__REQUIRED TASK__
Give the data a second time, exactly and in full.

__COLLECTED DATA__
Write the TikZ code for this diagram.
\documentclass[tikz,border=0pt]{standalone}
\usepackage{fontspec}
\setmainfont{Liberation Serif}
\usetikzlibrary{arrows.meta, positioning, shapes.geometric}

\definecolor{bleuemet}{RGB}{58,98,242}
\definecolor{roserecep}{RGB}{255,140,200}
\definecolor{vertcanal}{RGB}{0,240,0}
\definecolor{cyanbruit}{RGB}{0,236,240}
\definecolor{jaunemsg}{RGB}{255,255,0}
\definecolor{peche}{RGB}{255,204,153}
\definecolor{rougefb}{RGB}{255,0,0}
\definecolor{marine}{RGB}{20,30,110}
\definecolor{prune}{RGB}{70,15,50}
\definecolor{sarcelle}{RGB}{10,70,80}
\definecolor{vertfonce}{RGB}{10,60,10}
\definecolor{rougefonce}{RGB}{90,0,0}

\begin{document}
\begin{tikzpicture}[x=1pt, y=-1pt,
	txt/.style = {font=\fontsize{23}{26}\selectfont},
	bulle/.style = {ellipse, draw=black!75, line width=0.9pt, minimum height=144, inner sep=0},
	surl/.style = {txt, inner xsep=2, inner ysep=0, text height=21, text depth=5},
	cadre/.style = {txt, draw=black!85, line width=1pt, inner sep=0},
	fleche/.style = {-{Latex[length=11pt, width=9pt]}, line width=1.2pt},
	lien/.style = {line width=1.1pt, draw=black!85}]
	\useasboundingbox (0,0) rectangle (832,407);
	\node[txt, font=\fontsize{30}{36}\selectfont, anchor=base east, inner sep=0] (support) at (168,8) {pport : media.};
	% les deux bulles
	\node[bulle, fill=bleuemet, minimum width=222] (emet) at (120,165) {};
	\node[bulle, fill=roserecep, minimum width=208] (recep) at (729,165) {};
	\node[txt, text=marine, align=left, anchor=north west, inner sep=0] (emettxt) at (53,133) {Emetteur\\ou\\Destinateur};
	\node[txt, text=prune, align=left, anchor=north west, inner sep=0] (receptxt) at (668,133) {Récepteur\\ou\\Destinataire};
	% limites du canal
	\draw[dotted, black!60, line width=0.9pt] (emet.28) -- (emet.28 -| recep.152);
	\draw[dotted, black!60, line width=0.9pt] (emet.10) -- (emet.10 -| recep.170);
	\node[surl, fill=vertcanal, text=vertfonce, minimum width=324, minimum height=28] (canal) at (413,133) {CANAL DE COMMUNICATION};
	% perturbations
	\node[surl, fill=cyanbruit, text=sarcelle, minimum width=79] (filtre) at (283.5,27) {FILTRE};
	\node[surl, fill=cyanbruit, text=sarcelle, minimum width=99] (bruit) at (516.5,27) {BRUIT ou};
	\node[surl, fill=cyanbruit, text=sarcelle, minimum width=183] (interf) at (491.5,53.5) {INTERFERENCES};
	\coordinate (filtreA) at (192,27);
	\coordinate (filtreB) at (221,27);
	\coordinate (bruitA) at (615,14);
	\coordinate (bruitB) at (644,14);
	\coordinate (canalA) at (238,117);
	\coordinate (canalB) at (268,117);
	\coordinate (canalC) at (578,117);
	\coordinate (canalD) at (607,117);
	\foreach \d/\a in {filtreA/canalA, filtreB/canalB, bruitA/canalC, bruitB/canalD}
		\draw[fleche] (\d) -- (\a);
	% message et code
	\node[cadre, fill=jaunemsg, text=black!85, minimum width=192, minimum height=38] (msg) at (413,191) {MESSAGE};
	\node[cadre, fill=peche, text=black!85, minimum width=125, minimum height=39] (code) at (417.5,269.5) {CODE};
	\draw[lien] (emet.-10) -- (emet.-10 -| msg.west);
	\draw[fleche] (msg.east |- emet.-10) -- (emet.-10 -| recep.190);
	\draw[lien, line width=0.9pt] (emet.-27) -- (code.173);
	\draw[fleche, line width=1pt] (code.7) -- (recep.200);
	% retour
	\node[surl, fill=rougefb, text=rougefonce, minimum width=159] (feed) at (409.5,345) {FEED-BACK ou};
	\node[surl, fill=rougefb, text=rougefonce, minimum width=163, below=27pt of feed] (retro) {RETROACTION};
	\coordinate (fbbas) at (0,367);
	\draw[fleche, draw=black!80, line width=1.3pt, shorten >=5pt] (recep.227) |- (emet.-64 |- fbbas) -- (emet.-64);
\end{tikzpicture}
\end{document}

__RESPONSE TO THIS EXERCISE__
Write the TikZ code for this diagram.
\documentclass[tikz,border=0pt]{standalone}
\usepackage{fontspec}
\setmainfont{Liberation Serif}
\usetikzlibrary{arrows.meta, positioning, shapes.geometric}

\definecolor{bleuemet}{RGB}{58,98,242}
\definecolor{roserecep}{RGB}{255,140,200}
\definecolor{vertcanal}{RGB}{0,240,0}
\definecolor{cyanbruit}{RGB}{0,236,240}
\definecolor{jaunemsg}{RGB}{255,255,0}
\definecolor{peche}{RGB}{255,204,153}
\definecolor{rougefb}{RGB}{255,0,0}
\definecolor{marine}{RGB}{20,30,110}
\definecolor{prune}{RGB}{70,15,50}
\definecolor{sarcelle}{RGB}{10,70,80}
\definecolor{vertfonce}{RGB}{10,60,10}
\definecolor{rougefonce}{RGB}{90,0,0}

\begin{document}
\begin{tikzpicture}[x=1pt, y=-1pt,
	txt/.style = {font=\fontsize{23}{26}\selectfont},
	bulle/.style = {ellipse, draw=black!75, line width=0.9pt, minimum height=144, inner sep=0},
	surl/.style = {txt, inner xsep=2, inner ysep=0, text height=21, text depth=5},
	cadre/.style = {txt, draw=black!85, line width=1pt, inner sep=0},
	fleche/.style = {-{Latex[length=11pt, width=9pt]}, line width=1.2pt},
	lien/.style = {line width=1.1pt, draw=black!85}]
	\useasboundingbox (0,0) rectangle (832,407);
	\node[txt, font=\fontsize{30}{36}\selectfont, anchor=base east, inner sep=0] (support) at (168,8) {pport : media.};
	% les deux bulles
	\node[bulle, fill=bleuemet, minimum width=222] (emet) at (120,165) {};
	\node[bulle, fill=roserecep, minimum width=208] (recep) at (729,165) {};
	\node[txt, text=marine, align=left, anchor=north west, inner sep=0] (emettxt) at (53,133) {Emetteur\\ou\\Destinateur};
	\node[txt, text=prune, align=left, anchor=north west, inner sep=0] (receptxt) at (668,133) {Récepteur\\ou\\Destinataire};
	% limites du canal
	\draw[dotted, black!60, line width=0.9pt] (emet.28) -- (emet.28 -| recep.152);
	\draw[dotted, black!60, line width=0.9pt] (emet.10) -- (emet.10 -| recep.170);
	\node[surl, fill=vertcanal, text=vertfonce, minimum width=324, minimum height=28] (canal) at (413,133) {CANAL DE COMMUNICATION};
	% perturbations
	\node[surl, fill=cyanbruit, text=sarcelle, minimum width=79] (filtre) at (283.5,27) {FILTRE};
	\node[surl, fill=cyanbruit, text=sarcelle, minimum width=99] (bruit) at (516.5,27) {BRUIT ou};
	\node[surl, fill=cyanbruit, text=sarcelle, minimum width=183] (interf) at (491.5,53.5) {INTERFERENCES};
	\coordinate (filtreA) at (192,27);
	\coordinate (filtreB) at (221,27);
	\coordinate (bruitA) at (615,14);
	\coordinate (bruitB) at (644,14);
	\coordinate (canalA) at (238,117);
	\coordinate (canalB) at (268,117);
	\coordinate (canalC) at (578,117);
	\coordinate (canalD) at (607,117);
	\foreach \d/\a in {filtreA/canalA, filtreB/canalB, bruitA/canalC, bruitB/canalD}
		\draw[fleche] (\d) -- (\a);
	% message et code
	\node[cadre, fill=jaunemsg, text=black!85, minimum width=192, minimum height=38] (msg) at (413,191) {MESSAGE};
	\node[cadre, fill=peche, text=black!85, minimum width=125, minimum height=39] (code) at (417.5,269.5) {CODE};
	\draw[lien] (emet.-10) -- (emet.-10 -| msg.west);
	\draw[fleche] (msg.east |- emet.-10) -- (emet.-10 -| recep.190);
	\draw[lien, line width=0.9pt] (emet.-27) -- (code.173);
	\draw[fleche, line width=1pt] (code.7) -- (recep.200);
	% retour
	\node[surl, fill=rougefb, text=rougefonce, minimum width=159] (feed) at (409.5,345) {FEED-BACK ou};
	\node[surl, fill=rougefb, text=rougefonce, minimum width=163, below=27pt of feed] (retro) {RETROACTION};
	\coordinate (fbbas) at (0,367);
	\draw[fleche, draw=black!80, line width=1.3pt, shorten >=5pt] (recep.227) |- (emet.-64 |- fbbas) -- (emet.-64);
\end{tikzpicture}
\end{document}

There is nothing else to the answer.